Such infections are seen as a major problem that highlights poor practices and the risk of spread among patients and workers. Combined with community resistance in an unstable, densely populated region that has never faced Ebola before, the task of containing the outbreak remains challenging .
In the current epicenter, the communities of Butembo and Katwa, 86 percent of Ebola cases since Dec. 1 “had visited or worked in a health care facility before or after their onset of illness,” the World Health Organization said.
In the past three weeks in Katwa, 49 “health structures” were identified where confirmed cases were hospitalized, and eight new infected health workers were reported, WHO said.
With 759 Ebola cases, including 705 of them confirmed and 414 confirmed deaths, this has become the second-largest Ebola outbreak in history, behind the West Africa outbreak that killed more than 11,000 in 2014-2016.
No end is in sight.
“This is a particularly complex area with such insecurity,” Dr. Ibrahima Soce Fall, the WHO regional director for emergencies, told The Associated Press. “We have been able to control many hotspots, but it will take some time to really end the outbreak.”

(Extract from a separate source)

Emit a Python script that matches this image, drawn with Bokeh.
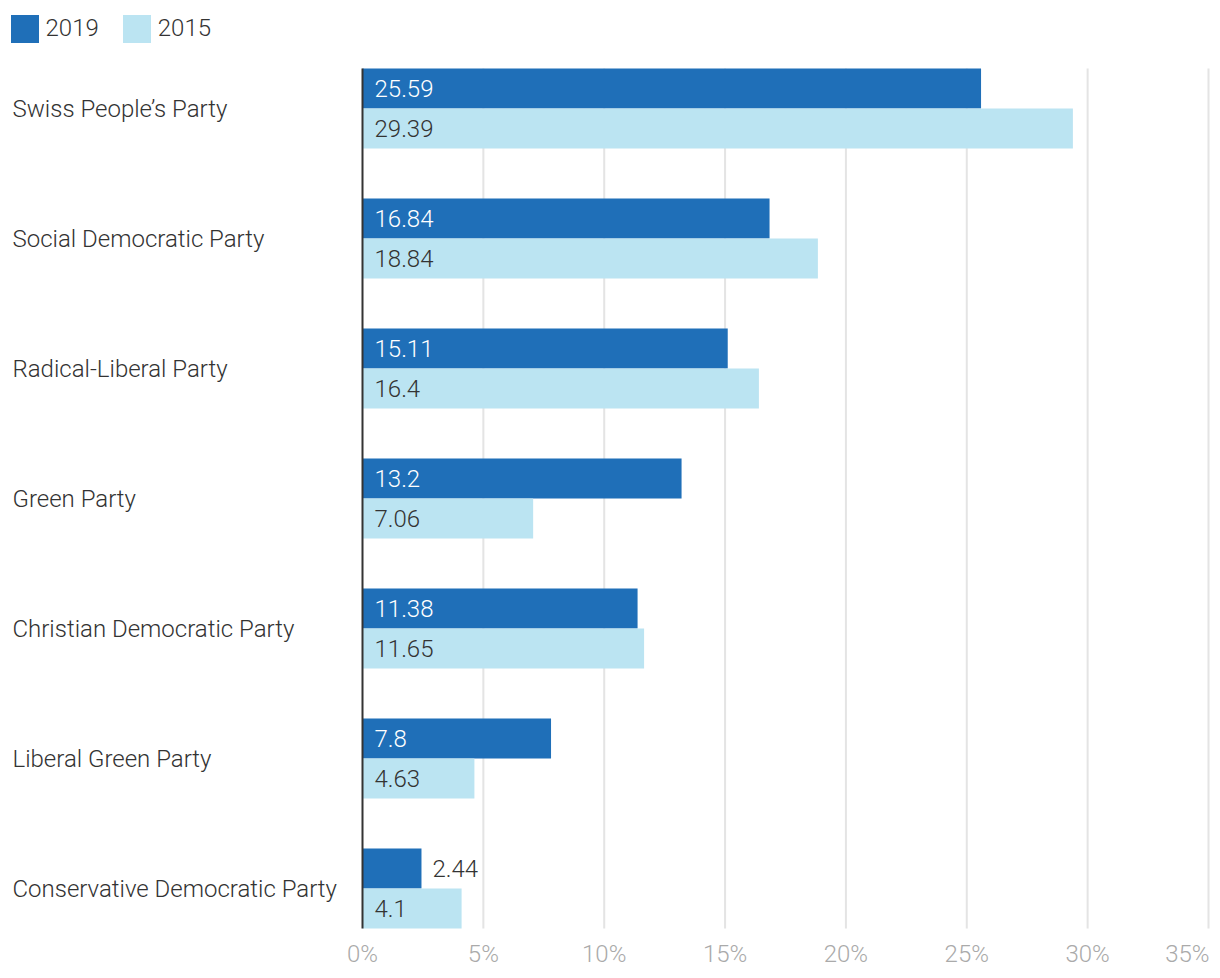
from bokeh.plotting import figure
from bokeh.models import ColumnDataSource, Legend, LegendItem, Range1d
from bokeh.core.properties import value
from bokeh.embed import file_html
from bokeh.resources import INLINE

# ---- data ----
parties = ["Swiss People’s Party", "Social Democratic Party", "Radical-Liberal Party",
           "Green Party", "Christian Democratic Party", "Liberal Green Party",
           "Conservative Democratic Party"]
share_2019 = [25.59, 16.84, 15.11, 13.2, 11.38, 7.8, 2.44]
share_2015 = [29.39, 18.84, 16.4, 7.06, 11.65, 4.63, 4.1]
label_2019 = ["25.59", "16.84", "15.11", "13.2", "11.38", "7.8", "2.44"]
label_2015 = ["29.39", "18.84", "16.4", "7.06", "11.65", "4.63", "4.1"]
series = ["2019", "2015"]
x_ticks = [0, 5, 10, 15, 20, 25, 30, 35]
x_tick_labels = ["0%", "5%", "10%", "15%", "20%", "25%", "30%", "35%"]

# ---- style / layout ----
FONT_NAME = "Roboto Light"
FONT = value(FONT_NAME)
FS = "24px"
C19 = "#1f6fb8"
C15 = "#bbe4f2"
TXT = "#333333"
TICK_TXT = "#aaaaaa"
GRID = "#e4e4e4"
W, H = 1220, 978
AREA_LEFT, AREA_RIGHT = 362, 1208      # pixel position of 0% and 35%
TOP_PX = 68                             # top of the first bar group
GROUP_PX, BAR_PX = 130.0, 40.0
n = len(parties)

ppu = (AREA_RIGHT - AREA_LEFT) / (x_ticks[-1] - x_ticks[0])
x_start = x_ticks[0] - AREA_LEFT / ppu
x_end = x_ticks[-1] + (W - AREA_RIGHT) / ppu
BAR = BAR_PX / GROUP_PX
y_top = -(TOP_PX + BAR_PX) / GROUP_PX
y_bottom = (H - TOP_PX - BAR_PX) / GROUP_PX

p = figure(width=W, height=H, output_backend="svg", toolbar_location=None,
           x_range=Range1d(x_start, x_end), y_range=Range1d(y_bottom, y_top),
           min_border=0)
p.outline_line_color = None
p.xaxis.visible = False
p.yaxis.visible = False
p.grid.visible = False

area_top = -BAR
area_bottom = n - 1 + BAR

# grid lines
p.segment(x0=x_ticks[1:], x1=x_ticks[1:], y0=[area_top] * (len(x_ticks) - 1),
          y1=[area_bottom] * (len(x_ticks) - 1), line_color=GRID, line_width=2)

idx = list(range(n))
y19 = [i - BAR / 2 for i in idx]
y15 = [i + BAR / 2 for i in idx]

src19 = ColumnDataSource(dict(y=y19, v=share_2019, t=label_2019))
src15 = ColumnDataSource(dict(y=y15, v=share_2015, t=label_2015))

r19 = p.hbar(y="y", right="v", left=0, height=BAR, source=src19,
             fill_color=C19, line_color=None)
r15 = p.hbar(y="y", right="v", left=0, height=BAR, source=src15,
             fill_color=C15, line_color=None)

# zero axis line
p.segment(x0=[x_ticks[0]], x1=[x_ticks[0]], y0=[area_top], y1=[area_bottom],
          line_color=TXT, line_width=2)

# value labels: inside the bar when they fit, otherwise just after its end
def value_labels(ys, vals, labs, inside_color):
    ins = dict(y=[], x=[], t=[])
    out = dict(y=[], x=[], t=[])
    for yy, vv, tt in zip(ys, vals, labs):
        if vv * ppu >= len(tt) * 12 + 24:
            ins["y"].append(yy); ins["x"].append(0); ins["t"].append(tt)
        else:
            out["y"].append(yy); out["x"].append(vv); out["t"].append(tt)
    p.text(x="x", y="y", text="t", source=ColumnDataSource(ins), x_offset=12,
           text_baseline="middle", text_align="left", text_font=FONT,
           text_font_size=FS, text_color=inside_color)
    p.text(x="x", y="y", text="t", source=ColumnDataSource(out), x_offset=11,
           text_baseline="middle", text_align="left", text_font=FONT,
           text_font_size=FS, text_color=TXT)

value_labels(y19, share_2019, label_2019, "white")
value_labels(y15, share_2015, label_2015, TXT)

# category labels at the left edge
p.text(x=[x_start] * n, y=idx, text=parties, x_offset=12, text_baseline="middle",
       text_align="left", text_font=FONT, text_font_size=FS, text_color=TXT)

# x tick labels
tick_y = area_bottom + 25.0 / GROUP_PX
p.text(x=x_ticks[:-1], y=[tick_y] * (len(x_ticks) - 1), text=x_tick_labels[:-1],
       text_baseline="middle", text_align="center", text_font=FONT,
       text_font_size=FS, text_color=TICK_TXT)
p.text(x=x_ticks[-1:], y=[tick_y], text=x_tick_labels[-1:], x_offset=1,
       text_baseline="middle", text_align="right", text_font=FONT,
       text_font_size=FS, text_color=TICK_TXT)

legend = Legend(items=[LegendItem(label=series[0], renderers=[r19]),
                       LegendItem(label=series[1], renderers=[r15])],
                location=(6.5, H - 45.5),
                orientation="horizontal", glyph_width=35, glyph_height=35,
                label_height=35, label_standoff=4, spacing=20, padding=0, margin=0,
                border_line_color=None, background_fill_alpha=0,
                label_text_font=FONT_NAME, label_text_font_size=FS,
                label_text_color=TXT, label_text_baseline="middle")
p.add_layout(legend)

open("out.html", "w").write(file_html(p, INLINE))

Katwa is the latest community to present officials with a population that is wary of outsiders after years of rebel attacks in the region.

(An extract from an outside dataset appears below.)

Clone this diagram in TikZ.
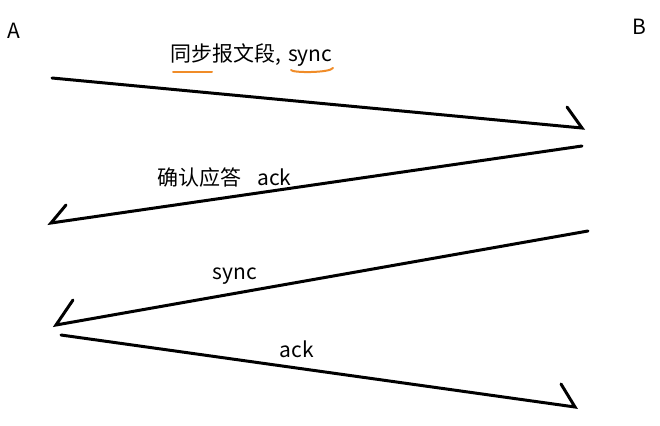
\documentclass[tikz,border=0pt]{standalone}
\usepackage{fontspec}
\setmainfont{Noto Sans CJK SC}
\begin{document}
\begin{tikzpicture}[x=1pt,y=-1pt,
  msg/.style={line width=3pt,line cap=round,black},
  lbl/.style={inner sep=0pt,anchor=base,font=\fontsize{21}{24}\selectfont},
  ul/.style={line width=2pt,line cap=round,draw={rgb,255:red,240;green,140;blue,40}}]
\useasboundingbox[fill=white] (0,0) rectangle (660,425);
\node[lbl] (A) at (14,39) {A};
\node[lbl] (B) at (639,35) {B};
% endpoints
\coordinate (s1) at (52,78);   \coordinate (e1) at (582,128); \coordinate (h1) at (567,107);
\coordinate (s2) at (582,146); \coordinate (e2) at (51,223);  \coordinate (h2) at (66,205);
\coordinate (s3) at (588,231); \coordinate (e3) at (56,325);  \coordinate (h3) at (73,300);
\coordinate (s4) at (61,335);  \coordinate (e4) at (575,407); \coordinate (h4) at (561,384);
\draw[msg] (s1) -- (e1) -- (h1);
\draw[msg] (s2) -- (e2) -- (h2);
\draw[msg] (s3) -- (e3) -- (h3);
\draw[msg] (s4) -- (e4) -- (h4);
% labels
\node[lbl,anchor=base west] (l1) at (170,62) {同步报文段,\hspace{7pt}sync};
\coordinate (u1a) at (173,72); \coordinate (u1b) at (212,72);
\coordinate (u2a) at (291,70); \coordinate (u2b) at (333,68);
\draw[ul] (u1a) -- (u1b);
\draw[ul] (u2a) .. controls (292,73) and (330,73) .. (u2b);
\node[lbl,anchor=base west] (l2) at (157,185) {确认应答\hspace{16pt}ack};
\node[lbl] (l3) at (235,279) {sync};
\node[lbl] (l4) at (297,357) {ack};
\end{tikzpicture}
\end{document}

“They don’t trust authorities in Congo because they’ve been exposed to insecurity and conflict for more than 20 years,” Fall said. “You cannot control this type of outbreak without having the community involved for rapid detection.” In Beni, an early epicenter, it took months before some communities showed trust, he said.
People often still choose to go to traditional health centers instead of hospitals.
“Many people have gotten infected in those facilities. If you have malaria, you may be in the same place as someone with Ebola,” Fall said. “They don’t have doctors there, and the people working aren’t qualified.”
Many of Ebola’s initial symptoms, including fever and muscle pain, are similar to those of malaria and other illnesses common in the region.
Also of concern in Katwa is that 80 percent of Ebola cases have not been traceable to known contacts of other infected people. That means officials cannot accurately track where the virus is spreading and who is at highest risk, said Laurence Sailly, the head of mission in Congo for Doctors Without Borders.
That rate is lower in communities that had cases early in the outbreak, reflecting health workers’ progress.
Each time Ebola emerges in a new community, health workers must start from zero to explain the disease. Some engage rebel groups for access to carry out vaccinations and trace contacts of those infected.
There is also concern about deaths that occur outside health centers as some people remain reluctant to seek help. Ebola patients at home potentially infect many more people than in isolation, and experts say they are most infectious shortly before they die.
WHO and Congo’s health ministry have begun testing and recording all deaths outside health centers.
Many Congolese remain worried.
“I’m scared of Ebola and I think the epidemic is far from over,” said Manoa Lebabo, a 20-year-old Beni resident.